Savita Doke's father goes door-to-door buying old pieces of cloth. Her mother is a scrap-picker in Kandivali, Mumbai and her eldest sister is a hospital maid. This is the daily grind of Savita's family, a family that hopes to see her become the first member to earn an MBA degree.
Between them, her parents earn less than $2 a day. They have been scrap-pickers for over 25 years. Savita's story is remarkable. The 22-year-old has had to work extremely hard in the face of adversity to pursue a business education.
Her parents couldn't support her tuition; she had to work in a pizza outlet, earning the equivalent of around $72 per month. That sounds impossibly low, but the truth is that she was earning much more than many citizens in India, and considerably more than her parents.
Last week, President Barack Obama called on Congress to raise the federal minimum wage, with a bill that would increase the current $7.25 wage to $10.10. But India has hundreds of different minimum wage policies, varying from state-to-state and sector-to-sector.
According to paycheck.in, India's National Floor Level of Minimum Wage was recently raised – to just $1.84 per day.

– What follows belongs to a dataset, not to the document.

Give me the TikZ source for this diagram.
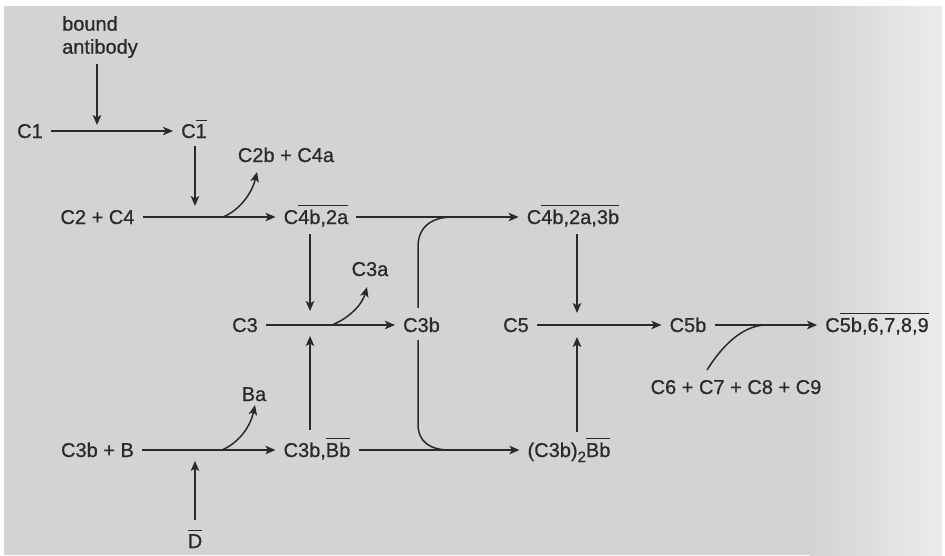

For most MBAs, financing MBA tuition is a key consideration. But for Savita, it’s an altogether more arduous task.
She was brought up in Khar, Northern India, with five siblings, one of whom is a widow with two children; Savita lives with her in Kandivali and helps look after the kids.
She completed a Secondary School Certificate (SSC) - the public examination taken in some states in India, similar to GCSE qualifications in the UK - and her parents granted her permission to continue studying, if she could finance it on her own.
She went on to get her Higher Secondary School Certificate, before taking a year out of education to raise funds to attend university, graduating from LN Degree College in Hyderabad with a Computer Application degree.
Her finances were running dry at that point but it didn't stop her from pursuing an MBA. Both of Savita's sisters couldn't complete their education, and while her brother recently graduated from university, Savita will be the first person in her family to complete a Masters.
"While most people go for arts, science or commerce, I decided to pursue my bachelor’s degree in Computer Application," she told mid-day.com. Yet to finance even a relatively low-cost MBA, she needs 50,000 rupees.
"I felt I should get a master’s degree that will help me get a better job. I researched and decided to pursue my MBA in marketing. I got a scholarship under SC quota, and I have to pay only half of the 50,000 fees. I somehow managed to pay 25,000 for the first year, but I still have to pay for my second year," Savita added.
At top schools in the US, MBAs can pay upwards of $60,000 per year for a business education, although this varies significantly depending on the quality and size of the institution you attend.
There are high MBA ranking schools in India, such as the Indian Institute of Management, Ahmedabad and the Indian School of Business - which are both considered among the top-50 programs world-wide. But there are also many smaller b-schools in the country which offer MBA degrees for a fraction of the price.
The reality is that, even when - or if - Savita gets her MBA, she will be earning a much smaller salary than other graduates around the world, even though not so long ago, Indian graduates could expect to leave university and walk into top jobs.
India has one of the largest youth populations in the world. But after spending thousands of dollars on business courses, many are finding that tough economic times have taken their toll on their job prospects.
In 2012, the average pay offered to students from IIM Ahmedabad - India's top-ranked school - was $25,000.
Hundreds of thousands of students take the common admission test (CAT) to get into Indian b-schools. But less than 5 per cent make it.
The Graduate Management Admission Council (GMAC) reported last year, in an employment report, that Indian citizens who graduated from full-time two-year MBA programs had a starting salary of just $34,988 - significantly lower than GMAC's US-grad estimate of $90,000. Europeans are paid even more.
Savita has just two months to pay the rest of her fees, and if she doesn't, she won't be able to take her next set of exams. But she says her institute has been "very encouraging", and is confident that she will find employment.
"They allow students to pursue internships and I have given interviews in three or four companies. However, I haven’t received any feedback as yet. I am proud of my parents and their profession, and don’t think that disclosing my family’s background will be an obstacle in getting a job," she said.
Savita's mother, Leela Doke, said she is an inspiration to her younger siblings. "With no education, my husband and I have been working as scrap-pickers for the past 25 years. We are happy that our youngest daughter has worked so hard for her education," she said.
"Taking her example, my sons have also decided to continue their higher education. I hope she is able to change her life and future.”